A revival of Jewish life is taking place in the Soviet republic of Estonia, according to a Dutch specialist in Eastern European affairs.
Writing Saturday in the daily Het Parool, the specialist, Dick Verkijk, reported that a Jewish cultural society, purportedly the first in the Soviet Union, was established in Estonia and officially registered on March 20. It is said to have 250 members to date.
The society’s first public event was a gala concert of Jewish music performed in the Russian Theater in Tallinn, the Baltic republic’s capital. The 650 seats were sold out within two hours, Verkijk said.
He said he spoke to two members of the Executive of the Jewish society, Samuel Lazekin and Eugenia Loov. They told him Hebrew lessons would start next month.
Verkijk reported that about 5,000 Jews live in Estonia, the same number as in 1939, when it was an independent nation.
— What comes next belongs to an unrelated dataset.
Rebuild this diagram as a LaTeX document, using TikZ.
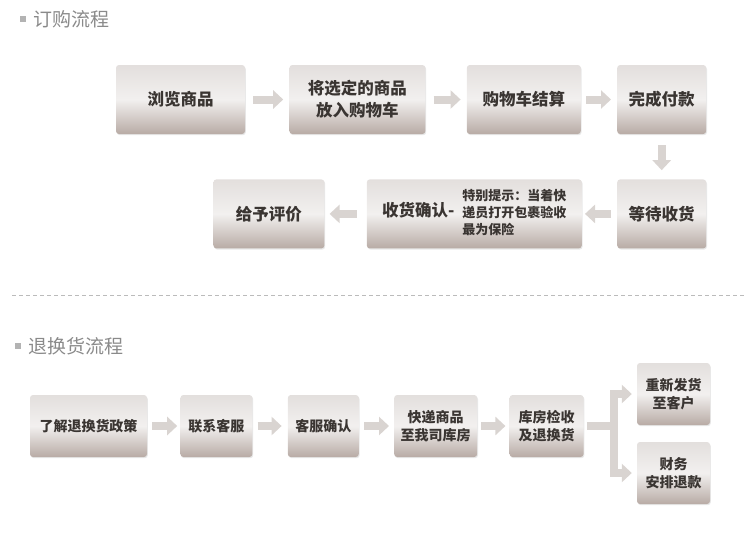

Most of the Jews who lived there before World War II were deported to their deaths during the Nazi occupation.
After the war, Jews from Moscow, Leningrad and other parts of the Soviet Union settled in Estonia, because the atmosphere was less anti-Semitic, Verkijk reported.
He said similar Jewish cultural societies will soon be established in the neighboring Baltic republics of Latvia and Lithuania, which also are part of the Soviet Union.